:: MATERIAL FOR THE TASK ::

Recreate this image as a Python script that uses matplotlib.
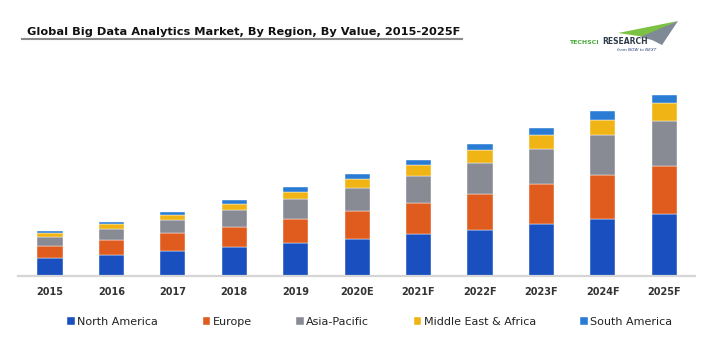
"""
Global Big Data Analytics Market, By Region, By Value, 2015-2025F
Stacked bar chart recreated with matplotlib, saved as out.png.
"""

import matplotlib
matplotlib.use("Agg")
import matplotlib.pyplot as plt
import numpy as np
from matplotlib.patches import Polygon
from matplotlib.lines import Line2D

# Data (relative values)
years = ["2015", "2016", "2017", "2018", "2019", "2020E",
         "2021F", "2022F", "2023F", "2024F", "2025F"]
north_america = [17.7, 21.0, 25.0, 28.7, 33.0, 36.7, 41.7, 46.0, 51.7, 56.7, 61.7]
europe = [12.6, 15.0, 17.7, 20.6, 24.0, 28.3, 31.6, 36.3, 40.0, 44.0, 48.3]
asia_pacific = [9.0, 11.0, 13.3, 16.7, 20.0, 22.7, 26.7, 31.0, 35.0, 40.0, 45.0]
middle_east_africa = [4.0, 5.0, 5.0, 6.0, 7.0, 9.0, 11.0, 12.4, 14.0, 15.6, 17.7]
south_america = [1.7, 2.0, 3.0, 4.0, 5.0, 5.0, 5.0, 6.0, 7.3, 8.4, 8.3]

series = [
    ("North America", north_america, "#1a4fc0"),
    ("Europe", europe, "#e05c1e"),
    ("Asia-Pacific", asia_pacific, "#888a94"),
    ("Middle East & Africa", middle_east_africa, "#f0b414"),
    ("South America", south_america, "#2a7bd4"),
]

W, H = 706, 360
fig = plt.figure(figsize=(W / 100, H / 100), dpi=100)
fig.patch.set_facecolor("white")

# main axes, placed in pixel terms
ax = fig.add_axes([18 / W, 84 / H, 677 / W, 190 / H])
x = np.arange(len(years))
bottom = np.zeros(len(years))
for name, vals, color in series:
    ax.bar(x, vals, width=0.41, bottom=bottom, color=color, label=name,
           edgecolor="white", linewidth=0.3)
    bottom += np.array(vals)

ax.set_xlim(-0.52, 10.5)
ax.set_ylim(0, 190)
ax.set_xticks(x)
ax.set_xticklabels(years, fontsize=7, fontweight="bold", color="#333333")
ax.tick_params(axis="x", length=0, pad=8)
ax.set_yticks([])
for side in ["left", "top", "right"]:
    ax.spines[side].set_visible(False)
ax.spines["bottom"].set_color("#d6d6d6")
ax.spines["bottom"].set_linewidth(1.6)

# legend
handles, labels = ax.get_legend_handles_labels()
fig.legend(handles, labels, loc="center", bbox_to_anchor=(370 / W, 1 - 322 / H),
           ncol=5, frameon=False, fontsize=8, handlelength=0.65, handleheight=0.65,
           handletextpad=0.25, columnspacing=4.0, labelcolor="#222222")

# overlay in pixel coordinates for title underline and logo
ov = fig.add_axes([0, 0, 1, 1], zorder=5)
ov.set_xlim(0, W)
ov.set_ylim(H, 0)
ov.axis("off")
ov.patch.set_alpha(0)

ov.text(27, 32, "Global Big Data Analytics Market, By Region, By Value, 2015-2025F",
        fontsize=8.2, fontweight="bold", color="#111111", va="center", ha="left")
ov.add_line(Line2D([22, 462], [39, 39], color="#8a8a8a", linewidth=1.5))

# TechSci Research logo (approximate)
ov.add_patch(Polygon([(618, 33), (678, 21), (645, 37)], closed=True,
                     facecolor="#7cc242", edgecolor="none"))
ov.add_patch(Polygon([(640, 37), (678, 21), (662, 45), (652, 40)], closed=True,
                     facecolor="#7f8a96", edgecolor="none"))
ov.text(599, 42, "TECHSCI", fontsize=4.5, fontweight="bold", color="#4aa83a",
        va="center", ha="right")
ov.text(602, 42, "RESEARCH", fontsize=5.5, fontweight="bold", color="#2f3b4c",
        va="center", ha="left")
ov.text(617, 50, "from NOW to NEXT", fontsize=3, style="italic", color="#1f3a7a",
        va="center", ha="left")

fig.savefig("out.png", dpi=100, facecolor="white")
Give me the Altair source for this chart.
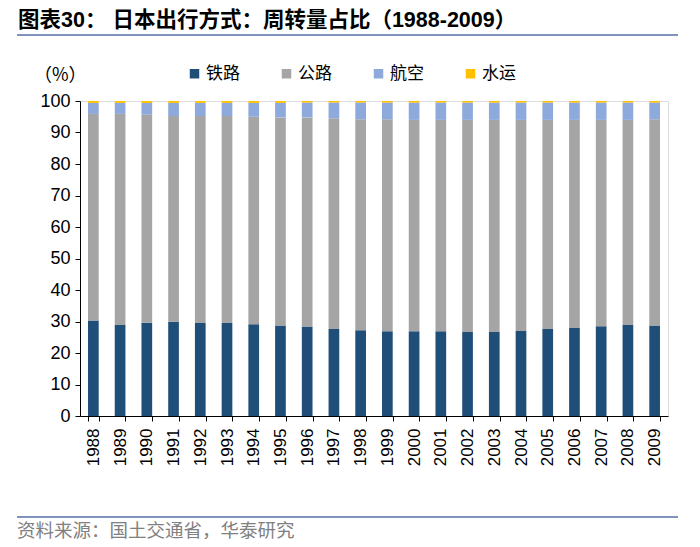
import altair as alt
import pandas as pd

years = [str(y) for y in range(1988, 2010)]
rail = [30.3, 28.9, 29.6, 29.9, 29.5, 29.5, 29.1, 28.7, 28.4, 27.6, 27.2,
        26.9, 26.9, 26.9, 26.7, 26.7, 27.0, 27.6, 27.9, 28.5, 28.9, 28.7]
road = [65.6, 67.0, 66.0, 65.3, 65.7, 65.7, 65.9, 66.1, 66.4, 66.9, 67.0,
        67.3, 67.1, 67.1, 67.3, 67.3, 67.0, 66.4, 66.1, 65.5, 65.1, 65.5]
air = [3.5, 3.5, 3.8, 4.2, 4.2, 4.2, 4.4, 4.6, 4.7, 5.0, 5.3,
       5.3, 5.5, 5.5, 5.5, 5.5, 5.5, 5.5, 5.5, 5.5, 5.5, 5.3]
water = [0.6, 0.6, 0.6, 0.6, 0.6, 0.6, 0.6, 0.6, 0.5, 0.5, 0.5,
         0.5, 0.5, 0.5, 0.5, 0.5, 0.5, 0.5, 0.5, 0.5, 0.5, 0.5]
series = ["铁路", "公路", "航空", "水运"]
colors = ["#1F4E79", "#A5A5A5", "#8EA9DB", "#FFC000"]
y_ticks = list(range(0, 101, 10))

title_text = "图表30：  日本出行方式：周转量占比（1988-2009）"
source_text = "资料来源：国土交通省，华泰研究"
unit_text = "（%）"

rows = []
for i, y in enumerate(years):
    for k, (name, vals) in enumerate(zip(series, [rail, road, air, water])):
        rows.append({"year": y, "mode": name, "value": vals[i], "order": k})
df = pd.DataFrame(rows)

FONT = "Liberation Sans, Noto Sans CJK SC, sans-serif"
CJK = "Noto Sans CJK SC, sans-serif"

bars = alt.Chart(df).mark_bar().encode(
    x=alt.X("year:N", title=None, sort=years,
            scale=alt.Scale(paddingInner=0.6, paddingOuter=0.3),
            axis=alt.Axis(labelAngle=270, labelFontSize=17, labelFont=FONT,
                          labelColor="#000000", tickBand="extent", tickSize=5,
                          tickColor="#000000", domainColor="#000000",
                          labelPadding=7, labelBaseline="middle", labelAlign="right")),
    y=alt.Y("value:Q", title=None, stack="zero",
            scale=alt.Scale(domain=[0, 100], nice=False),
            axis=alt.Axis(values=y_ticks, labelFontSize=18, labelFont=FONT,
                          labelColor="#000000", tickSize=5, tickColor="#000000",
                          domainColor="#000000", grid=False, labelPadding=5)),
    color=alt.Color("mode:N", sort=series,
                    scale=alt.Scale(domain=series, range=colors),
                    legend=alt.Legend(title=None, orient="none", legendX=106, legendY=-36,
                                      direction="horizontal", columns=4, columnPadding=38,
                                      symbolType="square", symbolSize=90,
                                      symbolStrokeWidth=0, labelFont=CJK,
                                      labelFontSize=17, labelColor="#000000",
                                      labelOffset=3)),
    order=alt.Order("order:Q", sort="ascending"),
)

title = alt.Chart(pd.DataFrame({"t": [title_text]})).mark_text(
    align="left", baseline="middle", fontSize=21.5, fontWeight="bold", font=FONT, color="#000000"
).encode(x=alt.value(-62), y=alt.value(-80), text="t:N")

title_line = alt.Chart(pd.DataFrame({"a": [0]})).mark_rule(
    color="#7F93BE", strokeWidth=2
).encode(x=alt.value(-63), x2=alt.value(598), y=alt.value(-66))

unit = alt.Chart(pd.DataFrame({"t": [unit_text]})).mark_text(
    align="left", baseline="middle", fontSize=18, font=CJK, color="#000000"
).encode(x=alt.value(-46), y=alt.value(-25), text="t:N")

bottom_line = alt.Chart(pd.DataFrame({"a": [0]})).mark_rule(
    color="#7F93BE", strokeWidth=2
).encode(x=alt.value(-63), x2=alt.value(598), y=alt.value(416))

source = alt.Chart(pd.DataFrame({"t": [source_text]})).mark_text(
    align="left", baseline="middle", fontSize=18.5, font=CJK, color="#808080"
).encode(x=alt.value(-63), y=alt.value(430), text="t:N")

chart = alt.layer(bars, title, title_line, unit, bottom_line, source).properties(
    width=588, height=315,
    autosize=alt.AutoSizeParams(type="none"),
    padding={"left": 72, "top": 93, "right": 24, "bottom": 125},
).configure_view(stroke=None).configure(background="white")

chart.save("out.html", embed_options={"renderer": "svg", "actions": False})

:::

**YOUR INSTRUCTIONS**
Reproduce exactly the section that begins with the line containing "Give me the Altair source for this chart." and ends with the line containing "import pandas as pd". Both boundary lines belong in the copy, but pictures do not.

**OUTPUT**
Give me the Altair source for this chart.
import altair as alt
import pandas as pd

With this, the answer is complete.